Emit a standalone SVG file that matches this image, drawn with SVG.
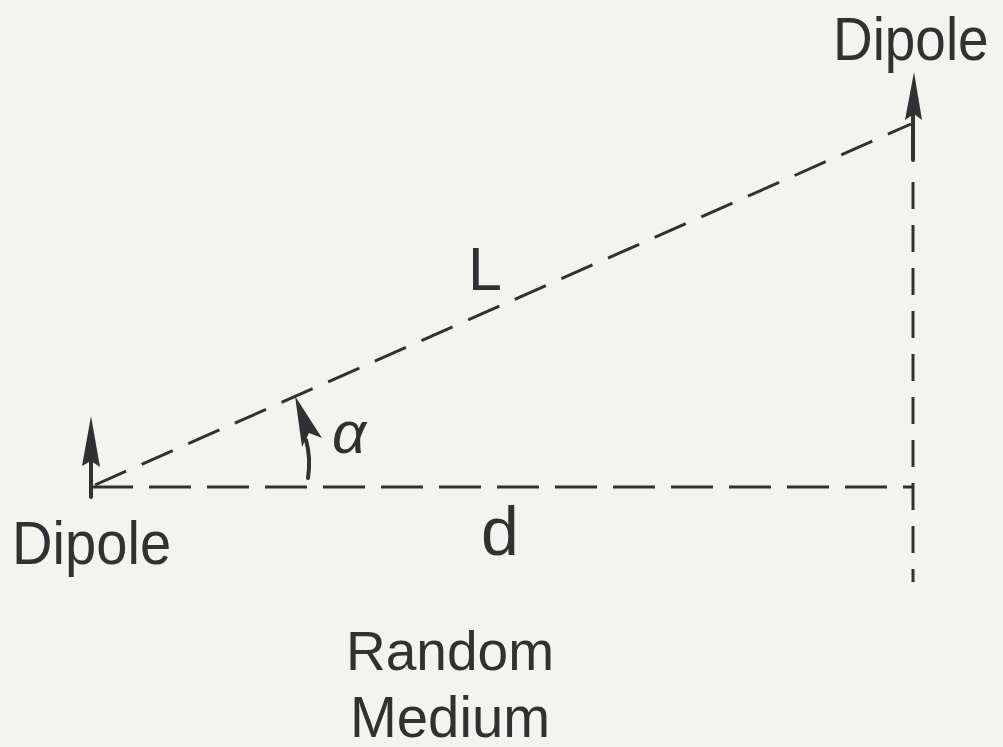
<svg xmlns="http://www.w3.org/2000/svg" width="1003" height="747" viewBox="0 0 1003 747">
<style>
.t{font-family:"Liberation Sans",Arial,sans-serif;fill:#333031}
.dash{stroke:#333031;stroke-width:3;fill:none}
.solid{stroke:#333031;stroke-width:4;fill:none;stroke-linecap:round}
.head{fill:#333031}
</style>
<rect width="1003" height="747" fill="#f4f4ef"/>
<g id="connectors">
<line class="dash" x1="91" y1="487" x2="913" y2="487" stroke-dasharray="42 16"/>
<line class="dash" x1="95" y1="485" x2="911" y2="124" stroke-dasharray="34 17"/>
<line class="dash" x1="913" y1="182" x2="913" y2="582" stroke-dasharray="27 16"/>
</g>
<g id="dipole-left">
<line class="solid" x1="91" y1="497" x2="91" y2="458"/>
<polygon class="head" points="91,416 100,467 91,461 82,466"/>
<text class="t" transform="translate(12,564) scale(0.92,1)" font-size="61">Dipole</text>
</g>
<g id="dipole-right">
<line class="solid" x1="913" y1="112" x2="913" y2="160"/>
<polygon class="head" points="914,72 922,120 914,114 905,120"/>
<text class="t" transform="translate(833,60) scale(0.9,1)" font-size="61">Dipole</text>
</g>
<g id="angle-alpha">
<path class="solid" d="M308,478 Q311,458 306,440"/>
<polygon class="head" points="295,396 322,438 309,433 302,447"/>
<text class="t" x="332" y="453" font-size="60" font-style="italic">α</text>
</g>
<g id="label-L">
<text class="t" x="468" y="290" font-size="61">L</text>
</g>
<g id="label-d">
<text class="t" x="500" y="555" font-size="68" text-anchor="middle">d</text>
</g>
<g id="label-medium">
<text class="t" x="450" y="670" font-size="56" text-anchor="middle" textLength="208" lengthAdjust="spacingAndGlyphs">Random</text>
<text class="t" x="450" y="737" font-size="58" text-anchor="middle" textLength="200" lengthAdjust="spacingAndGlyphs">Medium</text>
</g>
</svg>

(The exercise) Go through the material above and print all of it exactly, except the pictures.

(Answer to this problem)
Emit a standalone SVG file that matches this image, drawn with SVG.
<svg xmlns="http://www.w3.org/2000/svg" width="1003" height="747" viewBox="0 0 1003 747">
<style>
.t{font-family:"Liberation Sans",Arial,sans-serif;fill:#333031}
.dash{stroke:#333031;stroke-width:3;fill:none}
.solid{stroke:#333031;stroke-width:4;fill:none;stroke-linecap:round}
.head{fill:#333031}
</style>
<rect width="1003" height="747" fill="#f4f4ef"/>
<g id="connectors">
<line class="dash" x1="91" y1="487" x2="913" y2="487" stroke-dasharray="42 16"/>
<line class="dash" x1="95" y1="485" x2="911" y2="124" stroke-dasharray="34 17"/>
<line class="dash" x1="913" y1="182" x2="913" y2="582" stroke-dasharray="27 16"/>
</g>
<g id="dipole-left">
<line class="solid" x1="91" y1="497" x2="91" y2="458"/>
<polygon class="head" points="91,416 100,467 91,461 82,466"/>
<text class="t" transform="translate(12,564) scale(0.92,1)" font-size="61">Dipole</text>
</g>
<g id="dipole-right">
<line class="solid" x1="913" y1="112" x2="913" y2="160"/>
<polygon class="head" points="914,72 922,120 914,114 905,120"/>
<text class="t" transform="translate(833,60) scale(0.9,1)" font-size="61">Dipole</text>
</g>
<g id="angle-alpha">
<path class="solid" d="M308,478 Q311,458 306,440"/>
<polygon class="head" points="295,396 322,438 309,433 302,447"/>
<text class="t" x="332" y="453" font-size="60" font-style="italic">α</text>
</g>
<g id="label-L">
<text class="t" x="468" y="290" font-size="61">L</text>
</g>
<g id="label-d">
<text class="t" x="500" y="555" font-size="68" text-anchor="middle">d</text>
</g>
<g id="label-medium">
<text class="t" x="450" y="670" font-size="56" text-anchor="middle" textLength="208" lengthAdjust="spacingAndGlyphs">Random</text>
<text class="t" x="450" y="737" font-size="58" text-anchor="middle" textLength="200" lengthAdjust="spacingAndGlyphs">Medium</text>
</g>
</svg>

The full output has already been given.